Both 30-second spots feature Kaine speaking directly to voters, one from a classroom full of kids and another in front of his Richmond home.

(View the ads at the bottom of this story)

"Washington needs to start living the values we teach our children," Kaine says.

The Kaine campaign is cautiously optimistic that it enters the final week with a small but steady lead over Allen. A CBS News/New York Times/Quinnipiac University poll released Wednesday showed Kaine pulling in 50 percent of the vote to Allen's 46 percent, though that lead is down from the 7-percentage-point advantage Kaine had in early October.

Allen will continue to run ads that criticize Kaine for initially embracing a congressional debt ceiling deal that now threatens to impose $1 trillion in federal budget cuts, including a $500 million reduction in defense spending.

Allen's continuing attacks with less than a week left in the campaign are a good sign for the Democrats, Kaine senior adviser Mo Elleithee said.

"What we've started to see is that the momentum here in the final days of the campaign seems to be breaking our way," Elleithee said. "I would much rather be where we are than where the Allen campaign is today."

But Allen advisers are betting that his continued focus on pending defense cuts that could devastate Virginia's economy will prompt voters, particularly in Northern Virginia and Hampton Roads, two regions that rely heavily on Pentagon spending. The campaign also is running ads attacking Kaine's energy proposals in a bid to win over voters in southwest Virginia whose livelihoods depend on coal.

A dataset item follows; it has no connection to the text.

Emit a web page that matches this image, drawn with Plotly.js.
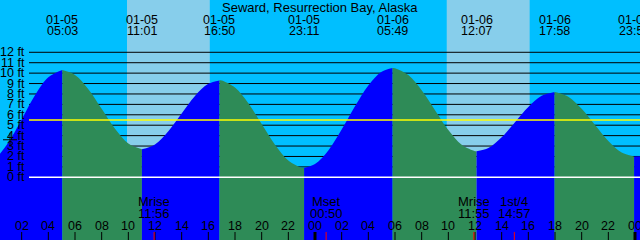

In an appeal to moderate independents, Allen continued to rap Kaine a partisan tied to President Obama. During a campaign stop in Springfield on Wednesday, Allen called Kaine "Obama's senator" and played up his own bipartisan accomplishments.

Video from Allen's event:

The Quinnipiac poll shows Allen leading Kaine 56 percent to 38 percent among independents, a point his campaign says indicates Allen will prevail.

"[Voters] do want to see change in Washington," Allen said. "I think they'll judge this race on who has the best record out of the two of us of working across party lines to get jobs created."